SET EXERCISE — Look at the data below and print exactly the lines from its first line through the line with "from matplotlib.ticker import FuncFormatter"; the pictures stay out of the copy.

^^^^^^^^^^^^^^^^

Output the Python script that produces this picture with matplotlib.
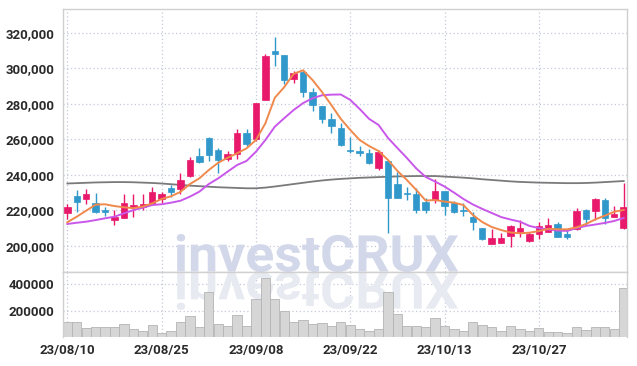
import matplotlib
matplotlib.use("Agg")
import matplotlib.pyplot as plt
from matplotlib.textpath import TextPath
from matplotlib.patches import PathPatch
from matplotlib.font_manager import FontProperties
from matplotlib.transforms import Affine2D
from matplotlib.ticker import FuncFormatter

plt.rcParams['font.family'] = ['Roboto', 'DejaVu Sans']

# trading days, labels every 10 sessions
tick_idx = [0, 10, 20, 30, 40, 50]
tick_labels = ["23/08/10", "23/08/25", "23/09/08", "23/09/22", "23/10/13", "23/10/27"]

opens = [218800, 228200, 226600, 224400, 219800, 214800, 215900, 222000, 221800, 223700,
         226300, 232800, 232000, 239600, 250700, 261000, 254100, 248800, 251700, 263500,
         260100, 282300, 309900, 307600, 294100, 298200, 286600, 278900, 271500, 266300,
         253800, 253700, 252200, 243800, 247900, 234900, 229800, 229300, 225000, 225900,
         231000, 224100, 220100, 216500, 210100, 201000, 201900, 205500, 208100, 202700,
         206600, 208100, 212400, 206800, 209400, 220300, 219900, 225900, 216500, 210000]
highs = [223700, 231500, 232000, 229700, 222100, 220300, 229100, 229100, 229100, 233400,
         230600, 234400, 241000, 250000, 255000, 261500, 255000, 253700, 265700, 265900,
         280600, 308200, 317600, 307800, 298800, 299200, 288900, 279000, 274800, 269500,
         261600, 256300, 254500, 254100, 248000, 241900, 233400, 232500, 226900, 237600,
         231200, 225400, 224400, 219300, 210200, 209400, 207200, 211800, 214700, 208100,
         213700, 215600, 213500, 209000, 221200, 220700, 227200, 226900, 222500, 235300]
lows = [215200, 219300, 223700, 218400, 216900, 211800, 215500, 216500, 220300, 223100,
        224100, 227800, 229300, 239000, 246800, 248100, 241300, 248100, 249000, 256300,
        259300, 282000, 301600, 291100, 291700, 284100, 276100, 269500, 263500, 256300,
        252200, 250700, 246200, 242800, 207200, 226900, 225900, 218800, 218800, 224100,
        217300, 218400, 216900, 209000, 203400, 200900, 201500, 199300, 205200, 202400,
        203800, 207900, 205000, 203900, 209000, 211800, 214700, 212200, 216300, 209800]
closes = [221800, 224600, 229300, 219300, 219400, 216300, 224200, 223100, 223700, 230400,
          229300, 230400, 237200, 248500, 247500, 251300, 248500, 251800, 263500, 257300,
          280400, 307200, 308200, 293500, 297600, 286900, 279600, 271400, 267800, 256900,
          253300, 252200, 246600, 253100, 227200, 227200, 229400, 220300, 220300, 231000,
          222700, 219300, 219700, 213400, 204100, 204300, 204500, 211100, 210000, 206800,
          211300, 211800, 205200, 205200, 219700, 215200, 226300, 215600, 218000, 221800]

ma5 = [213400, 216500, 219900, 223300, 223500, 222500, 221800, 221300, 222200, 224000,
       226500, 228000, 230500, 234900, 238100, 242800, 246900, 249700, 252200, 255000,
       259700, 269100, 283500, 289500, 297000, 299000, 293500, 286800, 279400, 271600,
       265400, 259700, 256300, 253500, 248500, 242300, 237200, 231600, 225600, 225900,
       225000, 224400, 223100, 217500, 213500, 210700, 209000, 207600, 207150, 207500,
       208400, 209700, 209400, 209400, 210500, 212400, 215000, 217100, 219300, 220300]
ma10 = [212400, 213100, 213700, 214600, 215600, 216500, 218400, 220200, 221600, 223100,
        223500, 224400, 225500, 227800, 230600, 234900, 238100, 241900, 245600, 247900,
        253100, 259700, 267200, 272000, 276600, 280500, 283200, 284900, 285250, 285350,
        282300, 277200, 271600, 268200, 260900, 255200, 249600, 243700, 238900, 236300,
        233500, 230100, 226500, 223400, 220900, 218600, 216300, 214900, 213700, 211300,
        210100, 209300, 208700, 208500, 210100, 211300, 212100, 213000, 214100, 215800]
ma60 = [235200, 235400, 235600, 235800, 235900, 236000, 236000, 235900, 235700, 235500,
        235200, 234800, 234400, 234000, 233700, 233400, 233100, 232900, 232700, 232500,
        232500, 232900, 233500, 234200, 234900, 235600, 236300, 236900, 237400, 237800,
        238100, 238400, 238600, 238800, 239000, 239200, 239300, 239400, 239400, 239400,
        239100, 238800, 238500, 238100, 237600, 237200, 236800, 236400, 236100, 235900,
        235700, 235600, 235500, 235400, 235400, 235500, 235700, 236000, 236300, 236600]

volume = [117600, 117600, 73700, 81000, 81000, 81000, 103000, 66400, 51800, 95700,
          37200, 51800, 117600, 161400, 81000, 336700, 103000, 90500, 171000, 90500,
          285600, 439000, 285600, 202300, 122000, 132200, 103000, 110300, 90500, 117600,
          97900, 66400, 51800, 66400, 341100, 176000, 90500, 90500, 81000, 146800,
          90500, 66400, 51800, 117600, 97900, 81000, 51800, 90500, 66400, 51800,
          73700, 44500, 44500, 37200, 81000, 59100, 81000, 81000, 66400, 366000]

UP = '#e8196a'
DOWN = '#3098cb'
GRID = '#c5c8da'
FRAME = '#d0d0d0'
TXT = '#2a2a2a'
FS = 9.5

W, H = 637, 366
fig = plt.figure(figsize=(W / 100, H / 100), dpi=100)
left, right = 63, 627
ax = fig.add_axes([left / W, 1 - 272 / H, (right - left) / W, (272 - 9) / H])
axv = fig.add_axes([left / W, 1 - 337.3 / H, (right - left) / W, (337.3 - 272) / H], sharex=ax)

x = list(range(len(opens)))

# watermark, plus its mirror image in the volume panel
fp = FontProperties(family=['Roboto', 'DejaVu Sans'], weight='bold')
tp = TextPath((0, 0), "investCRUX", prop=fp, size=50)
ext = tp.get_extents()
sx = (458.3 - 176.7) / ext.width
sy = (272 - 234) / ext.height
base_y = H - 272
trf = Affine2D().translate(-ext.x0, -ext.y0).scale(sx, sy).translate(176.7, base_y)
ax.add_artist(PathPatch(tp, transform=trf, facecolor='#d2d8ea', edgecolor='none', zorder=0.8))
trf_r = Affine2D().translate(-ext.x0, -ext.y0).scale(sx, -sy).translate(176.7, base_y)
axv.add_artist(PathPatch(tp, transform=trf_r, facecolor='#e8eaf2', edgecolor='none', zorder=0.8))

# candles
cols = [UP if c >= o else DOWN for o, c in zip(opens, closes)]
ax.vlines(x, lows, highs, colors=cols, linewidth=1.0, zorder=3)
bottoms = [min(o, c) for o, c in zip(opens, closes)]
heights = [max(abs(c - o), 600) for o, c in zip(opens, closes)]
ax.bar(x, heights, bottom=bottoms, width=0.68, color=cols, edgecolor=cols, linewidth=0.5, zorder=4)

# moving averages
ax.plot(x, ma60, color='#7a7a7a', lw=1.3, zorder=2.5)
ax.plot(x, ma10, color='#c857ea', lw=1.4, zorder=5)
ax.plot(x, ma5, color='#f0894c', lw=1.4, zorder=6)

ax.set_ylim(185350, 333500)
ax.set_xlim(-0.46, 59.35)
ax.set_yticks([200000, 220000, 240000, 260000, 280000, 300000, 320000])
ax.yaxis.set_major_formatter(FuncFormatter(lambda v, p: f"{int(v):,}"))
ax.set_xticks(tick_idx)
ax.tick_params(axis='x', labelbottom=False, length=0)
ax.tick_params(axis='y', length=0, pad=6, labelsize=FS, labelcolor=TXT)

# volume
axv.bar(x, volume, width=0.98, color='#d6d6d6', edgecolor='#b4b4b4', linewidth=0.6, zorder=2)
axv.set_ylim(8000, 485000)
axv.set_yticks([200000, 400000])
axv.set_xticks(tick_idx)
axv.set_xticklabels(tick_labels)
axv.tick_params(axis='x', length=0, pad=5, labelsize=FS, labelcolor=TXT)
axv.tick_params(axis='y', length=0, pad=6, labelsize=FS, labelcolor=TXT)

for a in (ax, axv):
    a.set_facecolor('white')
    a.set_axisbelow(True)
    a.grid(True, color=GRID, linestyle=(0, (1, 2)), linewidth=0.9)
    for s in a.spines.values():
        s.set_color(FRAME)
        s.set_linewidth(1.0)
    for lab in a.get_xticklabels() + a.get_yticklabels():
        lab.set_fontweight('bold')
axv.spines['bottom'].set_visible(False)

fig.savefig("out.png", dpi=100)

^^^^^^^^^^^^^^^^

SOLUTION FOR THIS TASK —
Output the Python script that produces this picture with matplotlib.
import matplotlib
matplotlib.use("Agg")
import matplotlib.pyplot as plt
from matplotlib.textpath import TextPath
from matplotlib.patches import PathPatch
from matplotlib.font_manager import FontProperties
from matplotlib.transforms import Affine2D
from matplotlib.ticker import FuncFormatter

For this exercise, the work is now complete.